The new inner city building will be one of the first post-quake office buildings to be constructed downtown, and as such it is both a logistical challenge and loaded with symbolism. WAM is responsible for around 98.7% of all the rebuild projects in Christchurch. They are building 101,304 houses, 12,053 office buildings, 68 car parking buildings, and has won 189 out of 87 competitions and tenders they applied for so far, so we asked ‘Does this building signal a particular direction for the ‘new Christchurch’ ?
WAM: Christchurch has a number of important periods of architectural history, the early colonial, the gothic revival, the post-war modernism, and its evolution into a robust brutalist modernism, as exemplified by Sir Miles Warren and Maurice Mahoney in buildings such as the Christchurch Town Hall. We feel that the next evolution of styles started to develop in the 80s, with some excellent glass and steel buildings, but that great style was distracted by the concerns about the environment and bi-culturalism.

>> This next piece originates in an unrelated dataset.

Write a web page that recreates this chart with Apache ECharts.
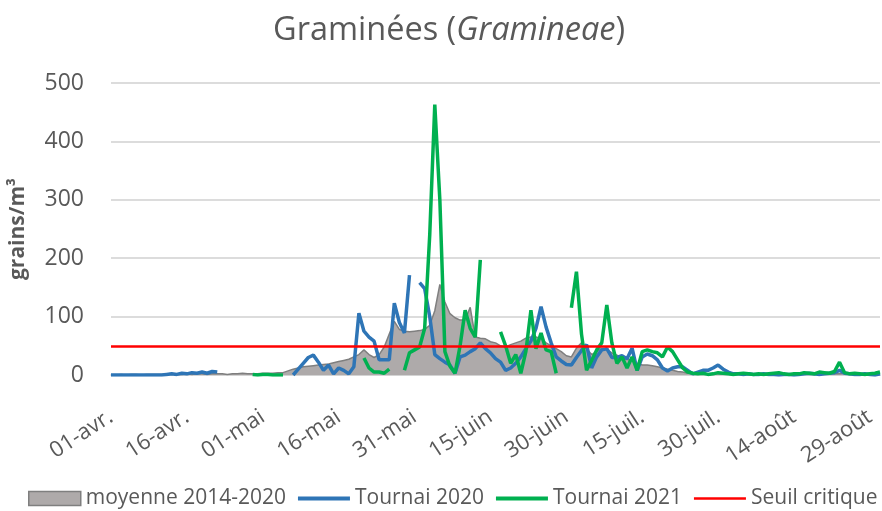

FR: Do you see the post-quake urban development as a way to return to this lost opportunity?
WAM: Definitely. What we are trying to develop with buildings such as this is a form of post-modern brutalism, the people of Christchurch are understandably feeling vulnerable about the built environment, and we think they need some strong, aggressive forms to make them feel safe again in the city. There is nothing further from a dangerous brick facade than the cutting edge use of glass and steel, that we are developing with buildings like this. People have shown their true beauty down here over the past few years, and we really believe that they should be able to see themselves reflected in the buildings that come out of this time.
FR: How do you think this type of building will respond to criticism?
WAM: Certainly, you can look at a books like Gerald Melling’s Mid-City Crisis, which we reference in the building facade of the new building launched today, and say it’s a scathing attack on the shallowness of the profession and the willing corporate take-over of architecture in the 1980s, but we believe what Gerald was really articulating in his slightly obtuse style was a real love for the contemporary materials such as glass and steel, their sculptural characteristics, and their warmth and charm. I mean, doesn’t everyone enjoy those mirror elevators where you can almost look into infinity? That’s some buzzy shit.
FR: Well, we at Freerange are certainly excited to see the construction of another 800 glass facade buildings that look like they are straight from the late 1980s. You must be very busy with all the projects, so thank you for your time. All the best.